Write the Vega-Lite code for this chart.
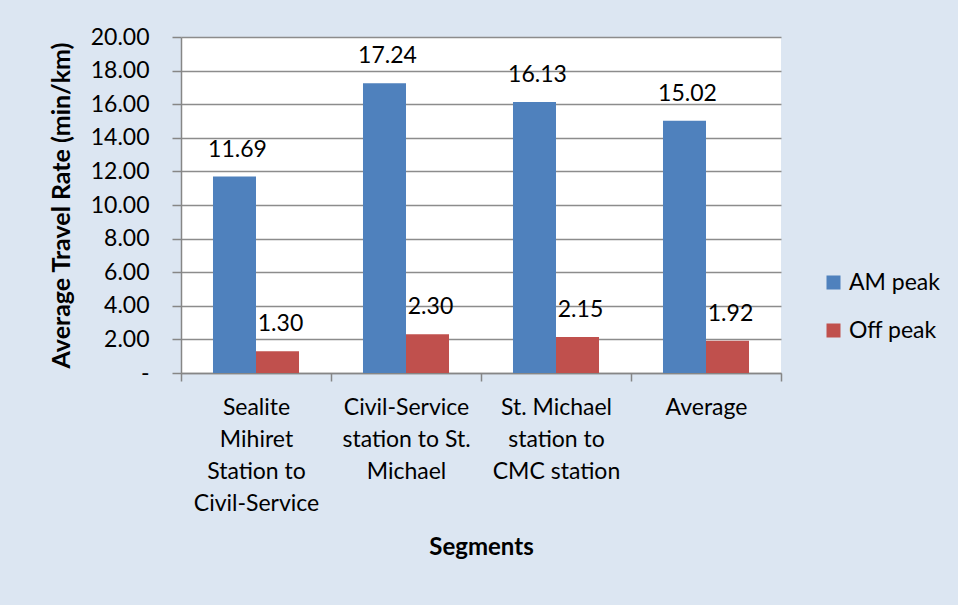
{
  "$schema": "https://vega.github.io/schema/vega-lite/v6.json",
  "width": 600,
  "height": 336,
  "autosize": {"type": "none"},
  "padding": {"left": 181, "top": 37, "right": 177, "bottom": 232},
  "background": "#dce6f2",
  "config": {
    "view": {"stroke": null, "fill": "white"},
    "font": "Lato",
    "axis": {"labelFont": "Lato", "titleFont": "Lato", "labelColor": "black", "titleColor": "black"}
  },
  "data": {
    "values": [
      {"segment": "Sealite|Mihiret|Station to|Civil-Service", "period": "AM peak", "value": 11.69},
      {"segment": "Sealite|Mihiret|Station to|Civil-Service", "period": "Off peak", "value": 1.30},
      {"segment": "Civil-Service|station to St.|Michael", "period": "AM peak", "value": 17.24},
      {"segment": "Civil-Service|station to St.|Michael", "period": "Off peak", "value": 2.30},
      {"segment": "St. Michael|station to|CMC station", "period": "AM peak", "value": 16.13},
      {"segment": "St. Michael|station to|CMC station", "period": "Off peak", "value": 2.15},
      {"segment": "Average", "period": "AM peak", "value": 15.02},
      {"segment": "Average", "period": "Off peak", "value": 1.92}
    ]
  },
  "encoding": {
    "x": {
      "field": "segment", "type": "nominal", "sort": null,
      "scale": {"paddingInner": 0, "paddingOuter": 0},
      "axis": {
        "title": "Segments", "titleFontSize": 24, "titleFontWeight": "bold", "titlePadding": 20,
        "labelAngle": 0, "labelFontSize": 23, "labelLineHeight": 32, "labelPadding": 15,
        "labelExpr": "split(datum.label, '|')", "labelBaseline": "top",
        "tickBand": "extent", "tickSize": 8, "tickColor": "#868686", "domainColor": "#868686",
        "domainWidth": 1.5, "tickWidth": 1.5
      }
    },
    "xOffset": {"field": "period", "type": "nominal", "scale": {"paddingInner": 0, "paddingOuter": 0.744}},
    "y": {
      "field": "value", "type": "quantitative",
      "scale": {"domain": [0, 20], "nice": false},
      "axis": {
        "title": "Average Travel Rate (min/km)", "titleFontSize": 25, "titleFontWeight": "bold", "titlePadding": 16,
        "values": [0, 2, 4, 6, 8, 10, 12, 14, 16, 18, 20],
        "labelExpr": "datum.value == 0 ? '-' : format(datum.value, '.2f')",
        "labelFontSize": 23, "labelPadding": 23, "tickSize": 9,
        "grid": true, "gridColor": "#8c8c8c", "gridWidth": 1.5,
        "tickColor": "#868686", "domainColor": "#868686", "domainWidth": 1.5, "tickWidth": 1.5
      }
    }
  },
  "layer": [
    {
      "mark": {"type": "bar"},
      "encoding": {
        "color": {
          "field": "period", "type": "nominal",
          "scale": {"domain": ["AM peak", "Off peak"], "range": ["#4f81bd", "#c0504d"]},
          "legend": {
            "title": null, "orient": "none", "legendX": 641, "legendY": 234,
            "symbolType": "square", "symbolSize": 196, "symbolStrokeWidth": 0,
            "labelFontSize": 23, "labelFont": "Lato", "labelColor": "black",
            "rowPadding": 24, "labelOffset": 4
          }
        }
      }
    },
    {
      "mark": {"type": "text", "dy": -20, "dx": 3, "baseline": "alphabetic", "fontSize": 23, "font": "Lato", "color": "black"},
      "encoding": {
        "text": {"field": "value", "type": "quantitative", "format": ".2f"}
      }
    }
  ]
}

════════

◆ THE PROBLEM: The pictures should not be reproduced; quote all of the other material exactly.

◆ SOLUTION TO THIS TASK:
Write the Vega-Lite code for this chart.
{
  "$schema": "https://vega.github.io/schema/vega-lite/v6.json",
  "width": 600,
  "height": 336,
  "autosize": {"type": "none"},
  "padding": {"left": 181, "top": 37, "right": 177, "bottom": 232},
  "background": "#dce6f2",
  "config": {
    "view": {"stroke": null, "fill": "white"},
    "font": "Lato",
    "axis": {"labelFont": "Lato", "titleFont": "Lato", "labelColor": "black", "titleColor": "black"}
  },
  "data": {
    "values": [
      {"segment": "Sealite|Mihiret|Station to|Civil-Service", "period": "AM peak", "value": 11.69},
      {"segment": "Sealite|Mihiret|Station to|Civil-Service", "period": "Off peak", "value": 1.30},
      {"segment": "Civil-Service|station to St.|Michael", "period": "AM peak", "value": 17.24},
      {"segment": "Civil-Service|station to St.|Michael", "period": "Off peak", "value": 2.30},
      {"segment": "St. Michael|station to|CMC station", "period": "AM peak", "value": 16.13},
      {"segment": "St. Michael|station to|CMC station", "period": "Off peak", "value": 2.15},
      {"segment": "Average", "period": "AM peak", "value": 15.02},
      {"segment": "Average", "period": "Off peak", "value": 1.92}
    ]
  },
  "encoding": {
    "x": {
      "field": "segment", "type": "nominal", "sort": null,
      "scale": {"paddingInner": 0, "paddingOuter": 0},
      "axis": {
        "title": "Segments", "titleFontSize": 24, "titleFontWeight": "bold", "titlePadding": 20,
        "labelAngle": 0, "labelFontSize": 23, "labelLineHeight": 32, "labelPadding": 15,
        "labelExpr": "split(datum.label, '|')", "labelBaseline": "top",
        "tickBand": "extent", "tickSize": 8, "tickColor": "#868686", "domainColor": "#868686",
        "domainWidth": 1.5, "tickWidth": 1.5
      }
    },
    "xOffset": {"field": "period", "type": "nominal", "scale": {"paddingInner": 0, "paddingOuter": 0.744}},
    "y": {
      "field": "value", "type": "quantitative",
      "scale": {"domain": [0, 20], "nice": false},
      "axis": {
        "title": "Average Travel Rate (min/km)", "titleFontSize": 25, "titleFontWeight": "bold", "titlePadding": 16,
        "values": [0, 2, 4, 6, 8, 10, 12, 14, 16, 18, 20],
        "labelExpr": "datum.value == 0 ? '-' : format(datum.value, '.2f')",
        "labelFontSize": 23, "labelPadding": 23, "tickSize": 9,
        "grid": true, "gridColor": "#8c8c8c", "gridWidth": 1.5,
        "tickColor": "#868686", "domainColor": "#868686", "domainWidth": 1.5, "tickWidth": 1.5
      }
    }
  },
  "layer": [
    {
      "mark": {"type": "bar"},
      "encoding": {
        "color": {
          "field": "period", "type": "nominal",
          "scale": {"domain": ["AM peak", "Off peak"], "range": ["#4f81bd", "#c0504d"]},
          "legend": {
            "title": null, "orient": "none", "legendX": 641, "legendY": 234,
            "symbolType": "square", "symbolSize": 196, "symbolStrokeWidth": 0,
            "labelFontSize": 23, "labelFont": "Lato", "labelColor": "black",
            "rowPadding": 24, "labelOffset": 4
          }
        }
      }
    },
    {
      "mark": {"type": "text", "dy": -20, "dx": 3, "baseline": "alphabetic", "fontSize": 23, "font": "Lato", "color": "black"},
      "encoding": {
        "text": {"field": "value", "type": "quantitative", "format": ".2f"}
      }
    }
  ]
}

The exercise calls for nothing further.